11. Appelle à l'annulation immédiate et définitive de toutes les dettes internationales d'Haïti et de ses mécanismes (notamment le service de la dette) envers les institutions financières internationales telles que la Banque mondiale, le Fonds monétaire international et la Banque interaméricaine de développement, mais aussi les principaux partenaires commerciaux d'Haïti comme les États-Unis et l'Union européenne; rappelle la dette coloniale s’élevant de 17 à 21 milliards de dollars qu'Haïti a dû payer pour obtenir son indépendance; appelle à un soutien international accru des anciennes puissances coloniales à Haïti.
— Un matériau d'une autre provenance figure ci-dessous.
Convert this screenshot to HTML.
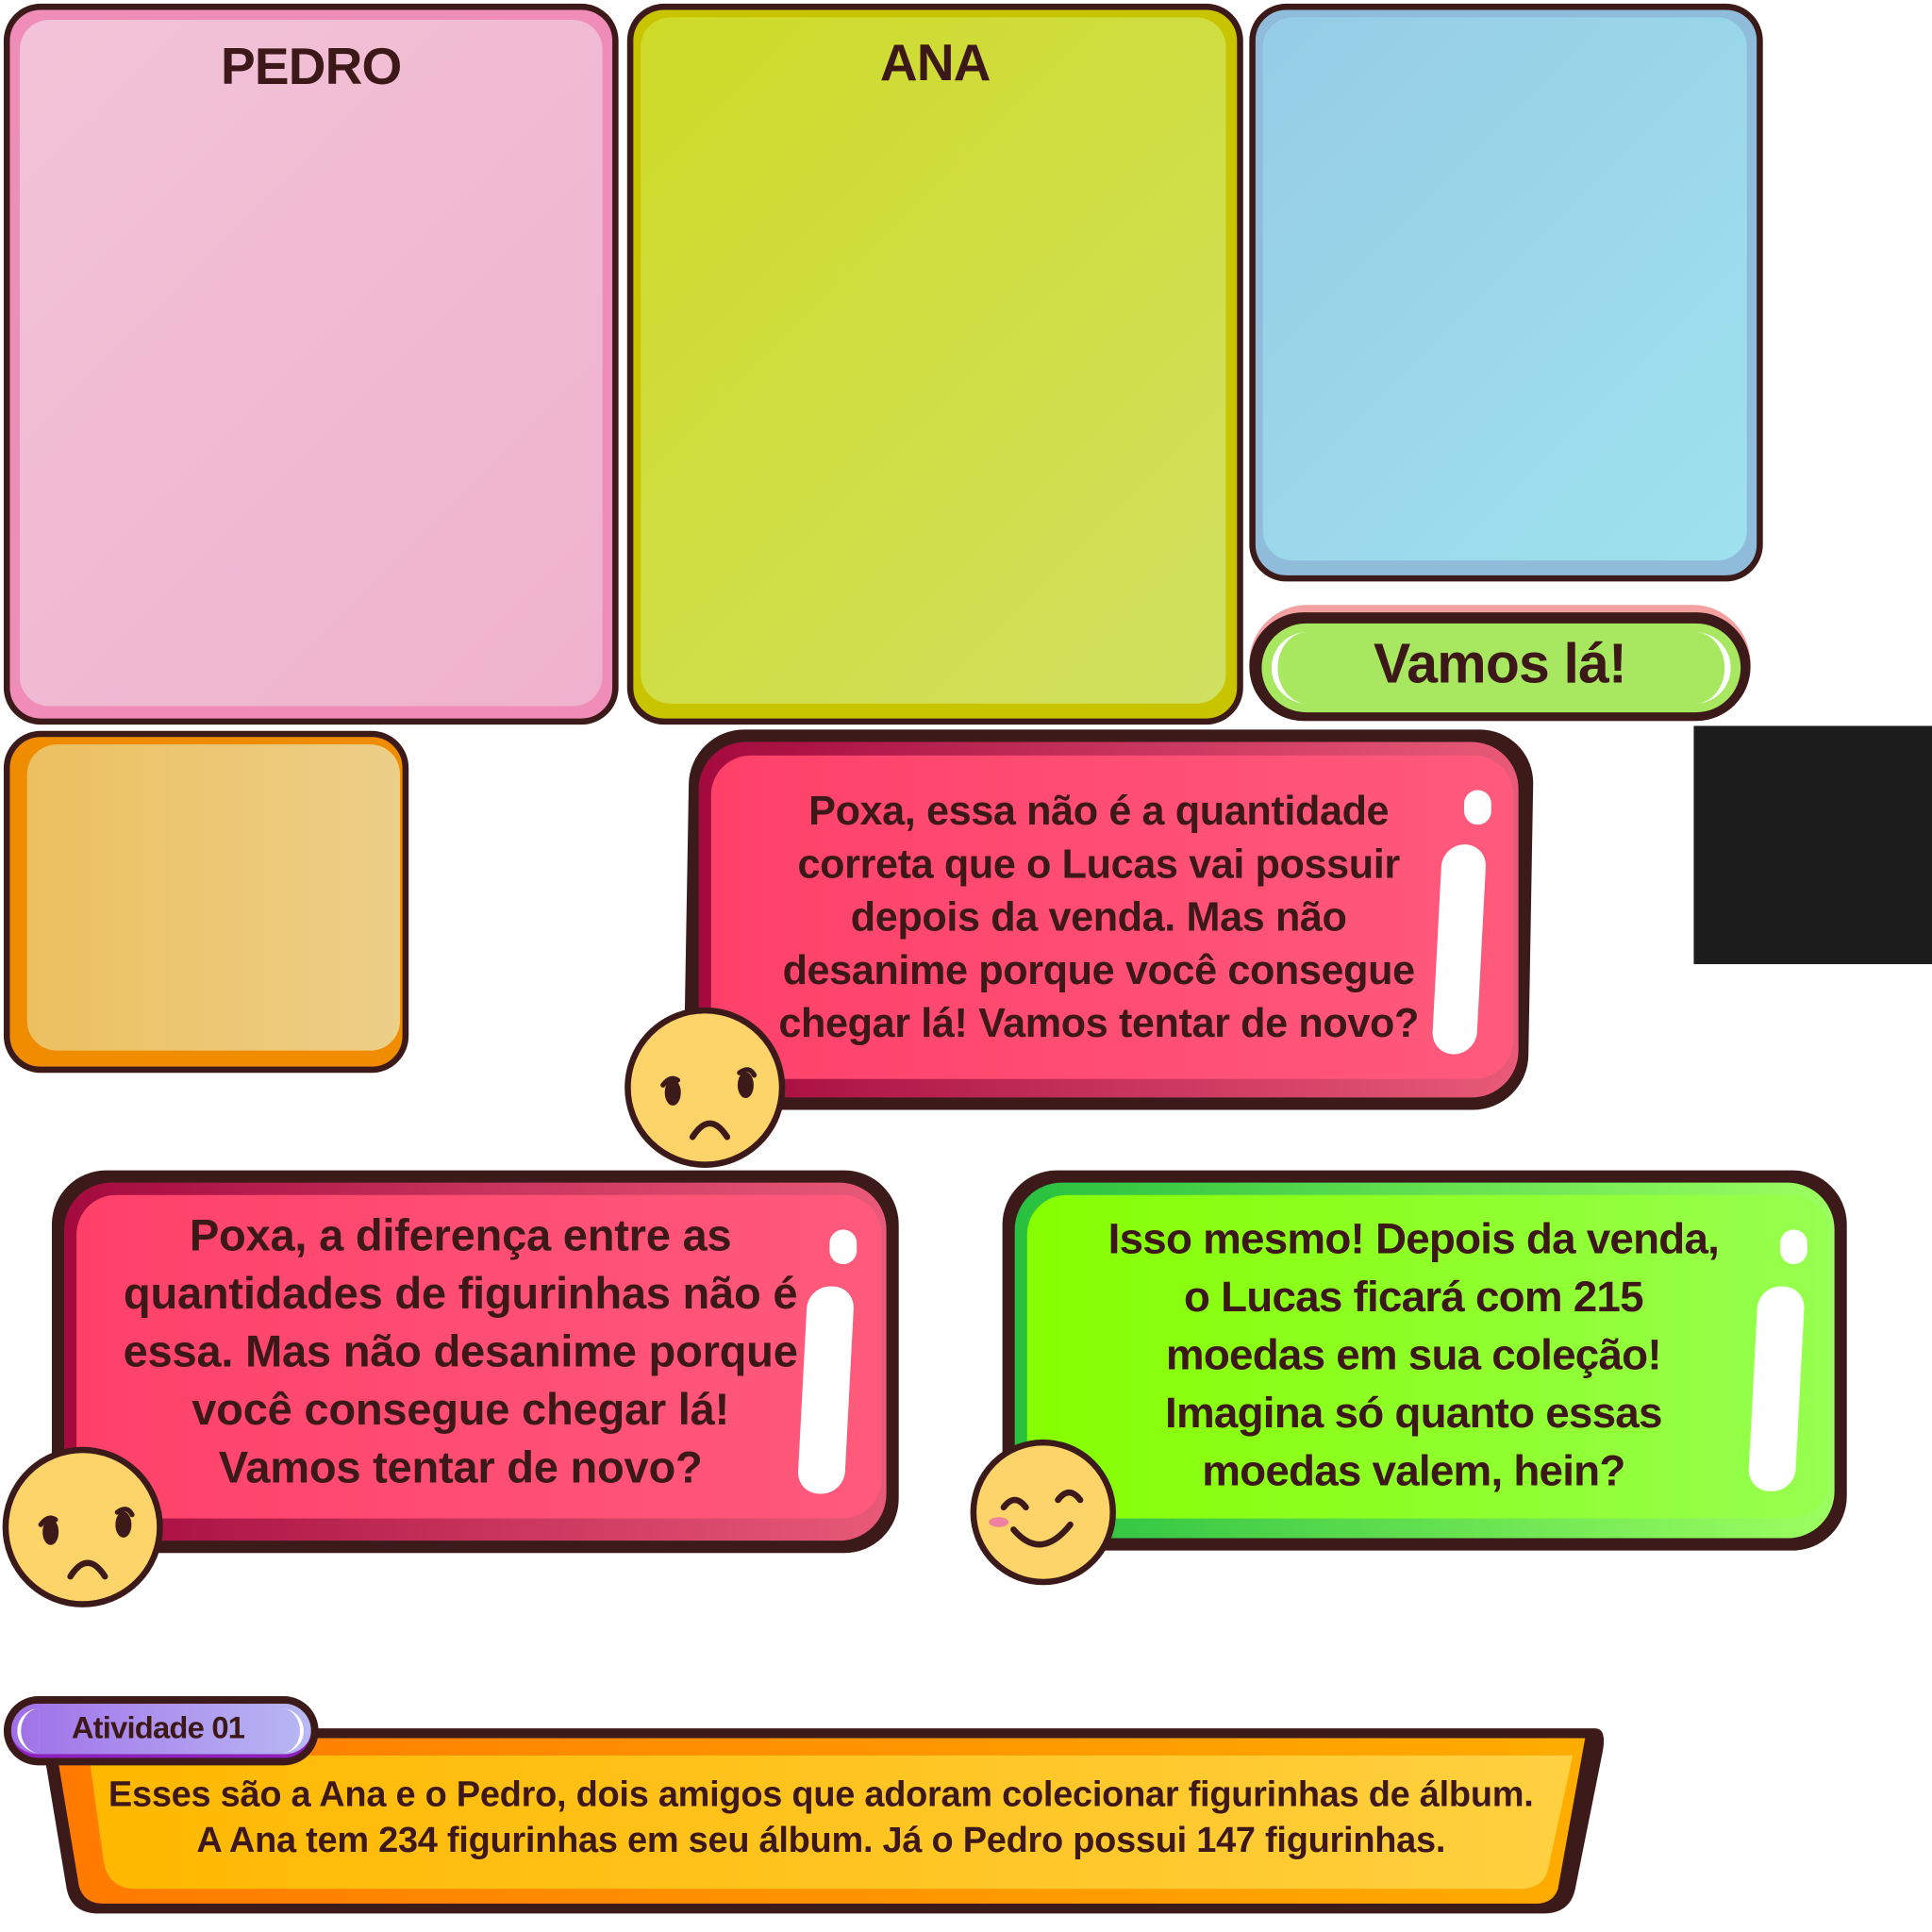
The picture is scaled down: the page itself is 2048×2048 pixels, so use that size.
<!DOCTYPE html>
<html><head><meta charset="utf-8"><style>
html,body{margin:0;padding:0;background:#fff;width:2048px;height:2048px;overflow:hidden}
#w{position:absolute;left:0;top:0;width:1565px;height:1565px;transform:scale(1.30863);transform-origin:0 0;font-family:"Liberation Sans",sans-serif;font-weight:bold;color:#3d1818}
.a{position:absolute;box-sizing:border-box}
.card{border:5px solid #3d1a1a;border-radius:30px;overflow:hidden}
.in{position:absolute;border-radius:24px}
.t{position:absolute;text-align:center;letter-spacing:-0.6px;white-space:nowrap}
.face{position:absolute;border-radius:50%;background:#fdd46a;border:5px solid #3d1a1a;box-sizing:border-box}
.gl{position:absolute;background:#fff;border-radius:12px}
</style></head><body><div id="w">

<div class="a card" style="left:3px;top:3px;width:498px;height:584px;background:#f08cb8">
 <div class="in" style="left:8px;top:8px;width:472px;height:556px;background:linear-gradient(135deg,#f2c3d8,#efb2cd)"></div>
</div>
<div class="t" style="left:3px;top:30px;width:498px;font-size:42px">PEDRO</div>

<div class="a card" style="left:508px;top:3px;width:499px;height:584px;background:#c8c400">
 <div class="in" style="left:6px;top:6px;width:474px;height:556px;background:linear-gradient(135deg,#cfdb28,#d0e060)"></div>
</div>
<div class="t" style="left:508px;top:27px;width:499px;font-size:42px">ANA</div>

<div class="a card" style="left:1012px;top:3px;width:416px;height:468px;background:#90bcdc">
 <div class="in" style="left:6px;top:6px;width:392px;height:440px;background:linear-gradient(135deg,#96cce6,#9ee2ee)"></div>
</div>

<div class="a" style="left:1012px;top:490px;width:406px;height:94px;border-radius:47px;background:#f4a0a0"></div>
<div class="a" style="left:1012px;top:496px;width:406px;height:88px;border-radius:44px;background:#3d1a1a"></div>
<div class="a" style="left:1022px;top:505px;width:388px;height:72px;border-radius:36px;background:#a8e860"></div>
<div class="a" style="left:1030px;top:512px;width:30px;height:58px;border-left:5px solid #fff;border-radius:30px 0 0 30px"></div>
<div class="a" style="left:1372px;top:512px;width:30px;height:58px;border-right:5px solid #fff;border-radius:0 30px 30px 0"></div>
<div class="t" style="left:1012px;top:512px;width:406px;font-size:45px">Vamos lá!</div>

<div class="a card" style="left:3px;top:592px;width:328px;height:277px;background:#f08c00">
 <div class="in" style="left:14px;top:6px;width:302px;height:248px;background:linear-gradient(90deg,#ecc060,#eccf88)"></div>
</div>

<div class="a" style="left:1372px;top:588px;width:193px;height:193px;background:#1c1c1c"></div>

<div class="a" style="left:556px;top:591px;width:684px;height:308px;border-radius:44px;background:#3d1a1a;transform:skewX(-1deg)"></div>
<div class="a" style="left:566px;top:601px;width:664px;height:288px;border-radius:38px;background:linear-gradient(90deg,#a40a3e,#e85a78)"></div>
<div class="a" style="left:576px;top:612px;width:650px;height:262px;border-radius:32px;background:linear-gradient(90deg,#ff416a,#ff5a7c)"></div>
<div class="gl" style="left:1186px;top:640px;width:22px;height:28px"></div>
<div class="gl" style="left:1164px;top:684px;width:36px;height:170px;transform:skewX(-3deg);border-radius:18px"></div>
<div class="t" style="left:600px;top:635px;width:580px;font-size:33px;line-height:43px;letter-spacing:-0.3px">Poxa, essa não é a quantidade<br>correta que o Lucas vai possuir<br>depois da venda. Mas não<br>desanime porque você consegue<br>chegar lá! Vamos tentar de novo?</div>
<div class="face" style="left:506px;top:816px;width:130px;height:130px">
 <svg width="120" height="120" style="position:absolute;left:0;top:0"><g fill="#3d1a1a" stroke="#3d1a1a" stroke-linecap="round">
 <ellipse cx="34" cy="64" rx="6" ry="10"/><ellipse cx="93" cy="58" rx="6" ry="10"/>
 <path d="M26 58 q6-8 12-4" fill="none" stroke-width="4"/><path d="M88 48 q8-6 12 2" fill="none" stroke-width="4"/>
 <path d="M50 100 q14-22 28 0" fill="none" stroke-width="5"/></g></svg>
</div>

<div class="a" style="left:42px;top:948px;width:686px;height:310px;border-radius:44px;background:#3d1a1a"></div>
<div class="a" style="left:52px;top:958px;width:666px;height:290px;border-radius:38px;background:linear-gradient(90deg,#a40a3e,#e85a78)"></div>
<div class="a" style="left:62px;top:968px;width:652px;height:262px;border-radius:32px;background:linear-gradient(90deg,#ff416a,#ff5a7c)"></div>
<div class="gl" style="left:672px;top:996px;width:22px;height:28px"></div>
<div class="gl" style="left:650px;top:1042px;width:38px;height:168px;transform:skewX(-3deg);border-radius:18px"></div>
<div class="t" style="left:70px;top:977px;width:606px;font-size:36px;line-height:47px;letter-spacing:-0.2px">Poxa, a diferença entre as<br>quantidades de figurinhas não é<br>essa. Mas não desanime porque<br>você consegue chegar lá!<br>Vamos tentar de novo?</div>
<div class="face" style="left:2px;top:1172px;width:130px;height:130px">
 <svg width="120" height="120" style="position:absolute;left:0;top:0"><g fill="#3d1a1a" stroke="#3d1a1a" stroke-linecap="round">
 <ellipse cx="34" cy="64" rx="6" ry="10"/><ellipse cx="93" cy="58" rx="6" ry="10"/>
 <path d="M26 58 q6-8 12-4" fill="none" stroke-width="4"/><path d="M88 48 q8-6 12 2" fill="none" stroke-width="4"/>
 <path d="M50 100 q14-22 28 0" fill="none" stroke-width="5"/></g></svg>
</div>

<div class="a" style="left:812px;top:948px;width:684px;height:308px;border-radius:44px;background:#3d1a1a"></div>
<div class="a" style="left:822px;top:958px;width:664px;height:288px;border-radius:38px;background:linear-gradient(90deg,#28c040,#9cff60)"></div>
<div class="a" style="left:832px;top:968px;width:650px;height:262px;border-radius:32px;background:linear-gradient(90deg,#86ff00,#96ff50)"></div>
<div class="gl" style="left:1442px;top:996px;width:22px;height:28px"></div>
<div class="gl" style="left:1420px;top:1042px;width:38px;height:166px;transform:skewX(-3deg);border-radius:18px"></div>
<div class="t" style="left:850px;top:980px;width:590px;font-size:35px;line-height:47px">Isso mesmo! Depois da venda,<br>o Lucas ficará com 215<br>moedas em sua coleção!<br>Imagina só quanto essas<br>moedas valem, hein?</div>
<div class="face" style="left:786px;top:1166px;width:118px;height:118px">
 <svg width="108" height="108" style="position:absolute;left:0;top:0"><g fill="none" stroke="#3d1a1a" stroke-linecap="round" stroke-width="5">
 <path d="M22 50 q9-12 18 0"/><path d="M66 44 q9-12 18 0"/><path d="M30 68 q22 26 46 -4"/></g>
 <ellipse cx="18" cy="62" rx="8" ry="4" fill="#f080a0"/></svg>
</div>

<svg class="a" style="left:0;top:1390px" width="1310" height="170">
 <path d="M34 10 L1292 10 Q1302 10 1298 30 L1276 140 Q1272 160 1250 160 L80 160 Q58 160 54 140 L34 20 Z" fill="#3d1a1a"/>
 <defs><linearGradient id="og" x1="0" x2="1"><stop offset="0" stop-color="#ff7a00"/><stop offset="1" stop-color="#ffac00"/></linearGradient>
 <linearGradient id="yg" x1="0" x2="1"><stop offset="0" stop-color="#ffb800"/><stop offset="1" stop-color="#ffd040"/></linearGradient></defs>
 <path d="M44 18 L1284 18 L1262 140 Q1258 152 1244 152 L84 152 Q68 152 64 138 Z" fill="url(#og)"/>
 <path d="M72 32 L1274 32 L1254 124 Q1250 140 1232 140 L110 140 Q88 140 84 118 Z" fill="url(#yg)"/>
</svg>
<div class="t" style="left:40px;top:1436px;width:1250px;font-size:29px;line-height:37px;letter-spacing:-0.2px">Esses são a Ana e o Pedro, dois amigos que adoram colecionar figurinhas de álbum.<br>A Ana tem 234 figurinhas em seu álbum. Já o Pedro possui 147 figurinhas.</div>

<div class="a" style="left:3px;top:1374px;width:255px;height:56px;border-radius:28px;background:#3d1a1a"></div>
<div class="a" style="left:9px;top:1380px;width:243px;height:44px;border-radius:22px;background:linear-gradient(90deg,#a070e8,#b8b8f4);border-bottom:3px solid #9020c0"></div>
<div class="a" style="left:14px;top:1384px;width:18px;height:36px;border-left:3px solid #fff;border-radius:18px 0 0 18px"></div>
<div class="a" style="left:228px;top:1384px;width:18px;height:36px;border-right:3px solid #fff;border-radius:0 18px 18px 0"></div>
<div class="t" style="left:3px;top:1386px;width:250px;font-size:25px">Atividade 01</div>

</div></body></html>
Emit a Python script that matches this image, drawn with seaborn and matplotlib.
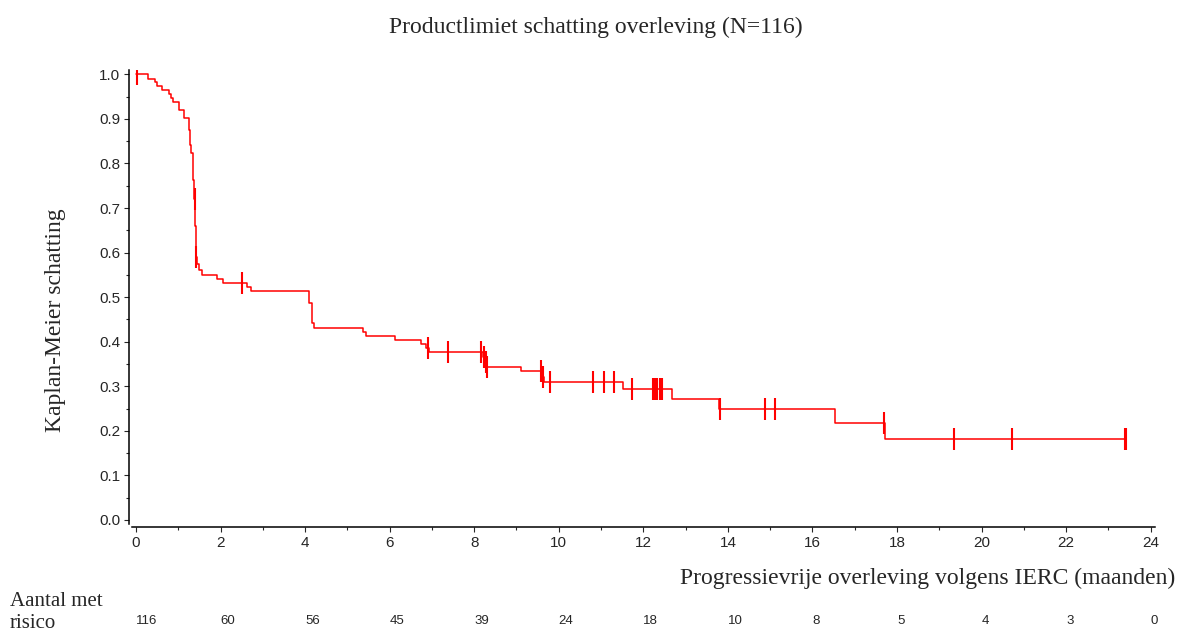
#import libraries
import numpy as np
import pandas as pd
import matplotlib.pyplot as plt
import seaborn as sns
from matplotlib.ticker import MultipleLocator, FormatStrFormatter
from matplotlib.transforms import blended_transform_factory

#Kaplan-Meier steps (months, survival right after the step)
step_time = [0, 0.28, 0.45, 0.51, 0.61, 0.79, 0.83, 0.88, 1.01, 1.13, 1.25, 1.28,
             1.30, 1.34, 1.36, 1.38, 1.40, 1.41, 1.42, 1.45, 1.50, 1.56, 1.92, 2.05,
             2.62, 2.73, 4.09, 4.17, 4.21, 5.36, 5.43, 6.13, 6.73, 6.87, 6.94, 8.20,
             8.26, 8.30, 9.10, 9.60, 9.64, 11.51, 12.68, 13.80, 16.53, 17.72, 23.40]
step_surv = [1.0, 0.990, 0.982, 0.973, 0.964, 0.955, 0.947, 0.938, 0.921, 0.903, 0.874, 0.841,
             0.824, 0.807, 0.762, 0.720, 0.660, 0.620, 0.590, 0.575, 0.561, 0.549, 0.540, 0.532,
             0.523, 0.513, 0.486, 0.441, 0.431, 0.422, 0.413, 0.404, 0.395, 0.385, 0.376, 0.366,
             0.355, 0.344, 0.334, 0.321, 0.309, 0.294, 0.271, 0.248, 0.217, 0.182, 0.182]

#censored observations (months)
censor_time = [0.03, 1.39, 1.43, 2.50, 6.90, 7.39, 8.17, 8.22, 8.27, 8.31, 9.58, 9.62,
               9.80, 10.81, 11.06, 11.30, 11.73, 12.23, 12.28, 12.33, 12.39, 12.44,
               13.82, 14.87, 15.11, 17.69, 19.35, 20.72, 23.38, 23.42]

#number at risk table
risk_time = [0, 2, 4, 6, 8, 10, 12, 14, 16, 18, 20, 22, 24]
risk_count = [116, 60, 56, 45, 39, 24, 18, 10, 8, 5, 4, 3, 0]

km = pd.DataFrame({'time': step_time, 'surv': step_surv})
idx = np.searchsorted(step_time, censor_time, side='right') - 1
cens = pd.DataFrame({'time': censor_time, 'surv': np.array(step_surv)[idx]})

sns.set_style('ticks')
plt.rcParams['font.family'] = ['Liberation Sans', 'DejaVu Sans']

fig = plt.figure(figsize=(11.77, 6.33), dpi=100)
ax = fig.add_axes([0.1119, 0.1722, 0.8694, 0.7172])

sns.lineplot(data=km, x='time', y='surv', drawstyle='steps-post', color='red',
             linewidth=1.1, estimator=None, ax=ax)
sns.scatterplot(data=cens, x='time', y='surv', marker='|', s=235, linewidth=1.5,
                color='red', ax=ax, legend=False)

#axes
ax.set_xlim(-0.1, 24.1)
ax.set_ylim(-0.009, 1.0097)
ax.xaxis.set_major_locator(MultipleLocator(2))
ax.xaxis.set_minor_locator(MultipleLocator(1))
ax.yaxis.set_major_locator(MultipleLocator(0.1))
ax.yaxis.set_minor_locator(MultipleLocator(0.05))
ax.yaxis.set_major_formatter(FormatStrFormatter('%.1f'))
ax.tick_params(which='major', length=3.6, width=0.8, labelsize=11, pad=3)
ax.tick_params(which='minor', length=2.2, width=0.8)
ax.set_xlabel('')
ax.set_ylabel('')
sns.despine(ax=ax)
ax.spines['left'].set_position(('outward', 1.7))
ax.spines['bottom'].set_position(('outward', 2))
for s in ['left', 'bottom']:
    ax.spines[s].set_linewidth(1.1)
    ax.spines[s].set_color('black')

#labels
serif = ['Liberation Serif', 'DejaVu Serif']
fig.text(596 / 1177, 1 - 27 / 633, 'Productlimiet schatting overleving (N=116)',
         ha='center', va='center', fontsize=17, family=serif)
fig.text(55 / 1177, 1 - 320 / 633, 'Kaplan-Meier schatting', rotation=90,
         ha='center', va='center', fontsize=17, family=serif)
fig.text(1175 / 1177, 1 - 578 / 633, 'Progressievrije overleving volgens IERC (maanden)',
         ha='right', va='center', fontsize=17, family=serif)
fig.text(10 / 1177, 1 - 601 / 633, 'Aantal met', ha='left', va='center',
         fontsize=15, family=serif)
fig.text(10 / 1177, 1 - 624 / 633, 'risico', ha='left', va='center',
         fontsize=15, family=serif)

#number at risk
trans = blended_transform_factory(ax.transData, fig.transFigure)
for t, n in zip(risk_time, risk_count):
    ax.text(t, 1 - 621 / 633, str(n), transform=trans, ha='left', va='center',
            fontsize=9.5, clip_on=False)

plt.savefig('out.png', dpi=100)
12. Appelle d'urgence les autorités haïtiennes et la communauté internationale à soutenir les programmes visant à éliminer la pauvreté et à garantir la scolarisation et l'accès aux services sociaux, en particulier dans les régions reculées du pays;

13. Salue la solidarité internationale déployée pour aider Haïti d'abord et avant tout solidarité régionale avec, entre autres, Cuba et le Venezuela, qui ont dépêché des centaines de médecins, fourni une aide de base et construit des hôpitaux en Haïti et qui ont permis à Haïti de lutter contre l'analphabétisme;

14. Souligne le rôle de premier plan des Nations Unies dans la coordination de l’aide humanitaire internationale et insiste sur le fait que les autorités et le peuple haïtiens ont un rôle clé à jouer dans la mise en place de structures appropriées pour promouvoir la reconstruction du pays; souligne que les acteurs humanitaires ne doivent pas se substituer à l'État haïtien et qu'il est urgent d'agir enfin dans le développement à long terme, notamment pour l'accès aux soins de santé, à l'eau potable et à l'assainissement;

15. charge son Président de transmettre la présente résolution au Conseil, à la Commission, aux États membres à la vice-présidente de la Commission et haute représentante de l’Union pour les affaires étrangères et la politique de sécurité, au Conseil des ministres ACP-UE, aux institutions du Cariforum, au gouvernement et au Parlement d’Haïti, ainsi qu’au secrétaire général des Nations unies.